WHAT NEEDS TO BE DONE -> Wherever a line below holds the word "this", copy that line.

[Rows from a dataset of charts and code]
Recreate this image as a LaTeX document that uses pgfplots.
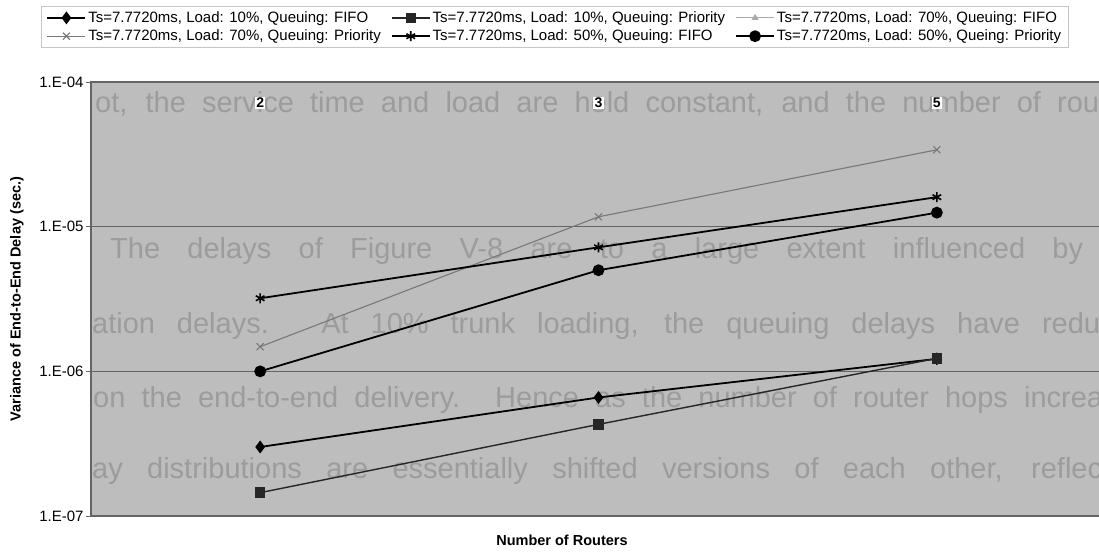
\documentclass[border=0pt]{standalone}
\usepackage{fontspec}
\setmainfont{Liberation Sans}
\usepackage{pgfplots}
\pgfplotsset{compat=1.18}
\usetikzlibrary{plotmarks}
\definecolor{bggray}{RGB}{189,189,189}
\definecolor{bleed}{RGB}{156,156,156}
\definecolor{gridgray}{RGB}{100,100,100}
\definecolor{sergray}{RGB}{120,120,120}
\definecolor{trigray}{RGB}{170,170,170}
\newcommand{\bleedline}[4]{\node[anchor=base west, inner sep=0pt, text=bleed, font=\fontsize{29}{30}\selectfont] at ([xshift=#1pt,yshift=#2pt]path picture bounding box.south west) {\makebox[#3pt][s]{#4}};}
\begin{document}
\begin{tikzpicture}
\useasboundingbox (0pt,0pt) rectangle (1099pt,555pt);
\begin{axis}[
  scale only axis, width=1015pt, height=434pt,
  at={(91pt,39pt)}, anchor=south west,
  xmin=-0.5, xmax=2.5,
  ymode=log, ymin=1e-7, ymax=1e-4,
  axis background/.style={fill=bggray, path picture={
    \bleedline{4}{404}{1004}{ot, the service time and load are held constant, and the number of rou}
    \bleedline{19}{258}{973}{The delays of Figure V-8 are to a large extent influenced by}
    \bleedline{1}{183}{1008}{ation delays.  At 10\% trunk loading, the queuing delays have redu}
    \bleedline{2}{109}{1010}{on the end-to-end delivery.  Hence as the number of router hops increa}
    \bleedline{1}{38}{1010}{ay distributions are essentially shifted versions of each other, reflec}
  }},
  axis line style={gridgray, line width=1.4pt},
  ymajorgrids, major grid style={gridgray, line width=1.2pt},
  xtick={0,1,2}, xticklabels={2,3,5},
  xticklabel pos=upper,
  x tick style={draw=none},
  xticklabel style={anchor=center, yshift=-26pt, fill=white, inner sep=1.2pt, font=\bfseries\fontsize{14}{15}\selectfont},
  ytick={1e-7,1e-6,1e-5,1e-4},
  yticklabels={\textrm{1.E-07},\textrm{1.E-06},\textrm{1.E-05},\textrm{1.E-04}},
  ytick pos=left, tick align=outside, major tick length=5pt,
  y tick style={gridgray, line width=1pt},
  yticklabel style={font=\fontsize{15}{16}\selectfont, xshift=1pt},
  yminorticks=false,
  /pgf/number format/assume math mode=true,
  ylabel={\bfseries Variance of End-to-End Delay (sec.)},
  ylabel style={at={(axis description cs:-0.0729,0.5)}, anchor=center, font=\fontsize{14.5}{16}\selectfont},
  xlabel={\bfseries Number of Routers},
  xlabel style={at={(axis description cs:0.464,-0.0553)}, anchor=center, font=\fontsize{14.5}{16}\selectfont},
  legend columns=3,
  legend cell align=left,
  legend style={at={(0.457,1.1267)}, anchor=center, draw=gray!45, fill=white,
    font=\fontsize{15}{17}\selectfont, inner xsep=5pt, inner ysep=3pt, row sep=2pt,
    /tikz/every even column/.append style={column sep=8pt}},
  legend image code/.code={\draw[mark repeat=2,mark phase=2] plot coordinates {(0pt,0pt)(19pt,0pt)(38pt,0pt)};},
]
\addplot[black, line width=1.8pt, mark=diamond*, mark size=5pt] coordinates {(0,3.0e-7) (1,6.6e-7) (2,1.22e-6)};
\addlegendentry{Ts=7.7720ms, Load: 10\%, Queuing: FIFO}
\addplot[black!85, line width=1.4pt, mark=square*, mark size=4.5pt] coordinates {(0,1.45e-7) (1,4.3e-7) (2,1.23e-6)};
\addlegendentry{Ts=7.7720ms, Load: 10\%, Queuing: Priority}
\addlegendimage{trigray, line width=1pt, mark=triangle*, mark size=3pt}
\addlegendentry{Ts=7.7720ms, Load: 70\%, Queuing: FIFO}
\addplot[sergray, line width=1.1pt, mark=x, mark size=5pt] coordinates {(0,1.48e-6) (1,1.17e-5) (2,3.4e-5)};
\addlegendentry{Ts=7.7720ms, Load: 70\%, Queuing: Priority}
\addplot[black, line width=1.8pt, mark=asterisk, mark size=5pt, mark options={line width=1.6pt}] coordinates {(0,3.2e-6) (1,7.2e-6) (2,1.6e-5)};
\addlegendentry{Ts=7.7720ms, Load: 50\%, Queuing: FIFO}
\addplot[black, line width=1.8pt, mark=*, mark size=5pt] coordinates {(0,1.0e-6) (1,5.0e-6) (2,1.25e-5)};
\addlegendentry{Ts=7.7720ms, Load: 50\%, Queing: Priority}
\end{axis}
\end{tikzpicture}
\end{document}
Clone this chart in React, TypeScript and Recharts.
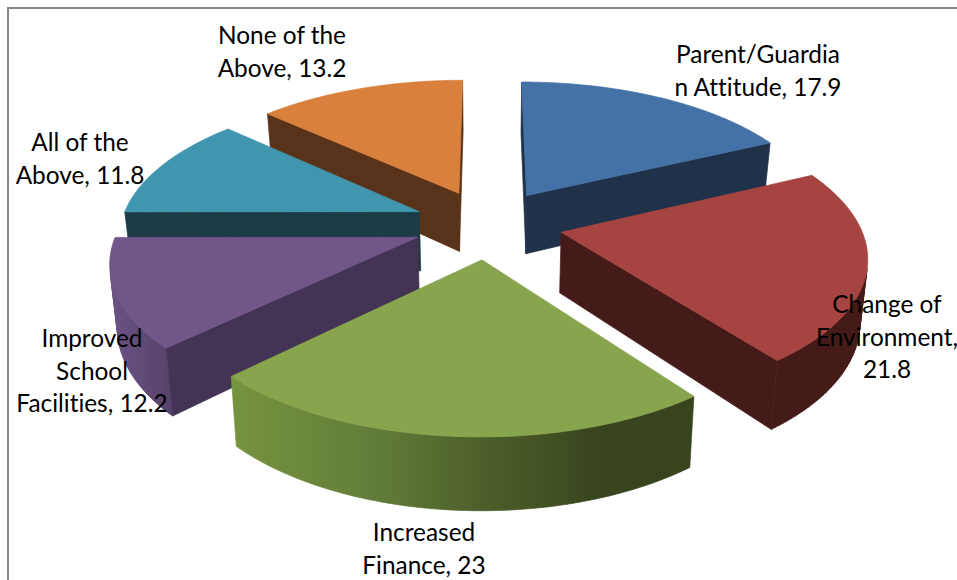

COMPLETE OUTPUT ->
Recreate this image as a LaTeX document that uses pgfplots.
Clone this chart in React, TypeScript and Recharts.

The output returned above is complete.